Stellungnahme
26.01.2023
Fehlende Übergangslösung für Therapeut*innen in Ausbildung
Die Wartezeiten für eine Psychotherapie sind lang, viele Therapeut*innen nehmen gar keine neuen Patient*innen auf. Das seit 1. Juli 2022 geltende Anordnungsmodell gab Grund zur Hoffnung, denn endlich sollten auch Therapien bei selbständigen psychologischen Psychotherapeut*innen von der obligatorischen Grundversicherung gedeckt sein. Weil in den neuen gesetzlichen Bestimmungen eine Übergangslösung für Therapeut*innen in Ausbildung fehlt, stehen seit Anfang Jahr viele Patient*innen plötzlich alleine da.
Therapieabbrüche mit tragischen Folgen
- «Für mich kam die Umsetzung zum schlechtesten möglichen Zeitpunkt. In einer Phase, in der für mich eine möglichst enge Betreuung unerlässlich ist, ist die Psychologin, die mich seit mehr als dreieinhalb Jahren begleitete, plötzlich nicht mehr da!» Feedback eines Klienten von Pro Mente Sana
Der Krankenkassen-Verband Santésuisse und der FSP (Föderation der Schweizer Psychologinnen und Psychologen) konnten sich bislang nicht auf eine Übergangslösung verständigen. Darum bezahlen einige Kassen des Verbandes Santésuisse aktuell eine Therapie nicht, wenn sich der/die Therapeut*in noch in der Weiterbildung zum/zur Psychotherapeut*in befindet. Davon betroffen sind gemäss Artikel im Tagesanzeiger vom 20.12.2023 rund 10`000 Menschen. Diese Uneinigkeit zwischen Santésuisse und der FSP (Föderation der Schweizer Psychologinnen und Psychologen) verschärft einen ohnehin grossen Versorgungsmangel in der Psychotherapie. Dieser Streit wird nicht nur auf dem Buckel der Therapeut*innen, sondern vor allem auf jenem der Patient*innen ausgetragen.
Einer davon ist P.W. Er schreibt uns: «Für mich ist es unbegreiflich, dass Patienten in schwierigen Situationen alleingelassen werden. Für mich kam die Umsetzung zum schlechtesten möglichen Zeitpunkt. In einer Phase, in der für mich eine möglichst enge Betreuung unerlässlich ist, ist die Psychologin, die mich seit mehr als dreieinhalb Jahren begleitete, plötzlich nicht mehr da!» Ebenso stellt er zu Recht fest, dass «durch diese neue Regelung wird die Problematik kurzfristig verdrängt, deren Ausmass ungleich höhere Kosten und nicht absehbare gesellschaftliche Schäden verursachen wird». P.W. ist nicht die einzige betroffene Person, die sich bei uns gemeldet hat.

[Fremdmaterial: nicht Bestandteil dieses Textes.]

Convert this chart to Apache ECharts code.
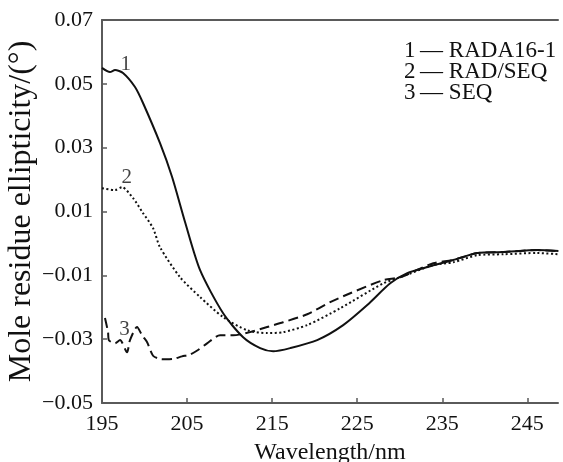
<!DOCTYPE html>
<html>
<head>
<meta charset="utf-8">
<script src="https://cdn.jsdelivr.net/npm/echarts@6/dist/echarts.min.js"></script>
<style>html,body{margin:0;padding:0;background:#fff;}#c{width:563px;height:462px;}</style>
</head>
<body>
<div id="c"></div>
<script>
// Series names
const seriesNames = ['RADA16-1', 'RAD/SEQ', 'SEQ'];
const seriesIds = ['1', '2', '3'];

// Curve 1: RADA16-1 (solid) [wavelength nm, ellipticity]
const rada16 = [
  [195.0, 0.0550], [195.94, 0.0537], [196.53, 0.0543], [197.47, 0.0534], [198.88, 0.0490],
  [199.82, 0.0440], [201.82, 0.0314], [203.24, 0.0208], [204.76, 0.0067], [206.53, -0.0084],
  [209.24, -0.0219], [211.59, -0.0294], [213.59, -0.0328], [215.12, -0.0338], [217.12, -0.0328],
  [220.29, -0.0303], [223.35, -0.0256], [226.18, -0.0193], [228.88, -0.0125], [230.88, -0.0093],
  [233.24, -0.0074], [236.29, -0.0052], [239.12, -0.0030], [242.18, -0.0027], [246.18, -0.0021],
  [248.65, -0.0024]
];

// Curve 2: RAD/SEQ (dotted)
const radseq = [
  [195.0, 0.0173], [196.53, 0.0167], [197.35, 0.0176], [198.65, 0.0142], [199.82, 0.0095],
  [201.0, 0.0048], [201.82, -0.0012], [204.18, -0.0106], [206.53, -0.0168], [209.24, -0.0231],
  [212.06, -0.0272], [214.41, -0.0281], [216.29, -0.0278], [219.12, -0.0256], [223.0, -0.0203],
  [228.06, -0.0125], [230.06, -0.0106], [233.94, -0.0068], [236.29, -0.0059], [239.12, -0.0037],
  [242.18, -0.0034], [246.18, -0.0030], [248.65, -0.0034]
];

// Curve 3: SEQ (dashed)
const seq = [
  [195.35, -0.0234], [195.71, -0.0278], [195.8, -0.0303], [196.53, -0.0313], [197.12, -0.0303],
  [197.94, -0.0341], [198.29, -0.0303], [199.12, -0.0262], [199.71, -0.0288], [200.29, -0.0309],
  [201.0, -0.0352], [201.82, -0.0362], [202.41, -0.0363], [203.35, -0.0362], [204.41, -0.0354],
  [205.35, -0.0348], [206.29, -0.0334], [207.35, -0.0313], [208.88, -0.0288], [210.41, -0.0288],
  [212.41, -0.0278], [214.41, -0.0262], [216.29, -0.0247], [219.12, -0.0222], [221.82, -0.0184],
  [224.18, -0.0156], [228.06, -0.0115], [230.06, -0.0106], [233.94, -0.0062], [236.29, -0.0052],
  [239.12, -0.0030], [242.18, -0.0027], [246.18, -0.0021], [248.65, -0.0024]
];

// Curve number labels [x, y, text]
const curveLabels = [[197.8, 0.0562, '1'], [197.9, 0.0208, '2'], [197.65, -0.0269, '3']];

// Tick values
const xTicks = [195, 205, 215, 225, 235, 245];
const yTicks = [-0.05, -0.03, -0.01, 0.01, 0.03, 0.05, 0.07];

const FONT = '"Liberation Serif", "Times New Roman", serif';
const AXC = '#5a5a5a';

const chart = echarts.init(document.getElementById('c'), null, {renderer: 'canvas'});
const lineStyles = [
  {color: '#111', width: 2, type: 'solid'},
  {color: '#111', width: 2, type: [2, 2.5]},
  {color: '#111', width: 2, type: [10, 5]}
];
const datasets = [rada16, radseq, seq];

const series = datasets.map((d, i) => ({
  name: seriesNames[i],
  type: 'line',
  xAxisIndex: 0,
  data: d,
  showSymbol: false,
  symbol: 'none',
  smooth: 0.25,
  lineStyle: lineStyles[i],
  itemStyle: {color: '#111'},
  animation: false,
  silent: true
}));
series.push({
  name: 'labels',
  type: 'scatter',
  xAxisIndex: 0,
  data: curveLabels,
  symbolSize: 0,
  label: {
    show: true, position: 'inside',
    formatter: p => p.data[2],
    fontFamily: FONT, fontSize: 21, color: '#111'
  },
  animation: false,
  silent: true
});

chart.setOption({
  backgroundColor: '#fff',
  animation: false,
  grid: {left: 102, right: 5, top: 20, bottom: 59, containLabel: false, outerBoundsMode: 'none'},
  legend: {
    data: seriesNames,
    orient: 'vertical',
    left: 394, top: 34,
    icon: 'none',
    itemWidth: 0, itemHeight: 10, itemGap: -2,
    formatter: name => seriesIds[seriesNames.indexOf(name)] + '\u2009\u2014 ' + name,
    textStyle: {fontFamily: FONT, fontSize: 23, color: '#111'},
    selectedMode: false
  },
  xAxis: [{
    type: 'value', min: 195, max: 248.6,
    name: 'Wavelength/nm', nameLocation: 'middle', nameGap: 38, nameMoveOverlap: false,
    nameTextStyle: {fontFamily: FONT, fontSize: 24, color: '#111'},
    axisLine: {show: true, onZero: false, lineStyle: {color: AXC, width: 2}},
    axisTick: {show: true, inside: true, length: 5, customValues: xTicks, lineStyle: {color: AXC, width: 1.5}},
    axisLabel: {customValues: xTicks, fontFamily: FONT, fontSize: 22, color: '#111', margin: 10},
    splitLine: {show: false}
  }, {
    type: 'value', min: 195, max: 248.6, position: 'top',
    axisLine: {show: true, onZero: false, lineStyle: {color: AXC, width: 2}},
    axisTick: {show: false}, axisLabel: {show: false}, splitLine: {show: false}
  }],
  yAxis: {
    type: 'value', min: -0.05, max: 0.07,
    name: 'Mole residue ellipticity/(\u00b0)', nameLocation: 'middle', nameGap: 64, nameMoveOverlap: false,
    nameTextStyle: {fontFamily: FONT, fontSize: 32, color: '#111'},
    axisLine: {show: true, onZero: false, lineStyle: {color: AXC, width: 2}},
    axisTick: {show: true, inside: true, length: 5, customValues: yTicks, lineStyle: {color: AXC, width: 1.5}},
    axisLabel: {
      customValues: yTicks, fontFamily: FONT, fontSize: 22, color: '#111', margin: 9,
      formatter: v => (v < 0 ? '\u2212' : '') + Math.abs(v).toFixed(2)
    },
    splitLine: {show: false}
  },
  series: series
});
</script>
</body>
</html>
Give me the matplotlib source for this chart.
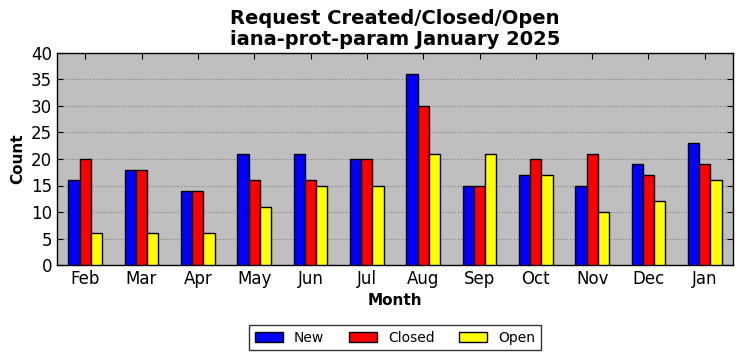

Pro Mente Sana ruft die Parteien und das BAG auf, rasch eine Lösung zu finden. Die Föderation der Schweizer Psychologinnen und Psychologen FSP hat bei der Aufsichtsbehörde, dem Bundesamt für Gesundheit (BAG), Beschwerde gegen Versicherungen von Santésuisse erhoben. Die FSP hat ausserdem alle Krankenkassen der Santésuisse angefragt, ob sie die Leistungen von Personen in Weiterbildung über die Betreuungsperson vergüten. Die Umfrage zeigt, dass einige Versicherer bezahlen, darunter grosse Krankenkassen wie Visana und Swica.